The study also shows that the income transfer effect was about $536 million due to good enforcement of the competition law. This included damages and penalties imposed on violators.
So much about the economics. More importantly for a country like India, where there are so many poor people, a question is often asked as to how it will benefit the poor.
Other than macro benefits, some of which will trickle down to the poor, there are very clear linkages in a competition policy to help the poor directly.
This issue was touched upon by the World Development Report, 2000-2001: “Markets work for the poor because poor people rely on formal and informal markets to sell their labour and products, to finance investment, and to insure against risks. Well functioning markets are important in generating growth and expanding opportunities for poor people”.
“Well-functioning” implies markets that work efficiently and without distortions, i.e., competitive markets where everyone has the opportunity to participate. An example from Zambia supports the argument.
A large poultry firm in Zambia lowered its prices to such an extent that smaller firms and roadside tiny poultry sellers had to face ruin.
This action was checked by the Zambia Competition Commission. Tiny self-employed entrepreneurs continued to operate, thus protecting their livelihood.

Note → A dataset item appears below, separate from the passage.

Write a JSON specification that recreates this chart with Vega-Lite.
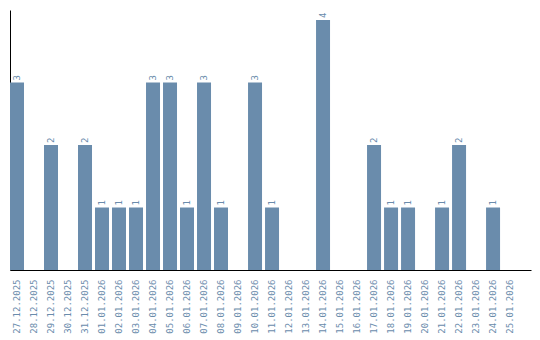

Otherwise they would have slid back into the poverty trap. Zambia is a poor country with a GDP of $3.3 billion (1991), as against India’s $459.8 billion.
They enacted a competition law in 1995, with an outlay of nearly 0.05% of the total government budget, while India spent only about 0.0009% of the government budget in maintaining the old competition law.
Besides, the Zambian law was designed to operate on a ‘conduct’ approach rather than the MRTPA’s structural approach. The new law in India — Competition Act, 2002 — has also been fashioned on a ‘conduct’ approach, i.e., where behaviour is determined as competitive/non-competitive depending on conduct rather than size.
But there are very few people in India who would understand the change.
And if the government were to appoint retired civil servants and judges to the new Commission, then one can be reasonably sure that their understanding of the difference will be quite wanting.
For, they have been brought up with a command-and-control mindset. That will be bad for both the law and its ramifications on the economy.
That’s one of the reasons why I have been arguing incessantly that we need young professionals to man the new authority. It is sometimes argued that it will be difficult to attract young professionals on peon’s salaries.
The retirees are happy to work on such low salaries, because their old salary and perks are well protected. They also retain their old bungalows, as we have seen in many recent sinecure cases.
Law minister Arun Jaitley has come out against this pernicious system. He has been advocating that regulatory bodies should not become roosting places for retirees and that we need to pay market level salaries to attract good professionals.
If the government heeds his advice, then we can have a really effective competition regime. If that happens, then we can confidently look forward to achieving a higher growth rate.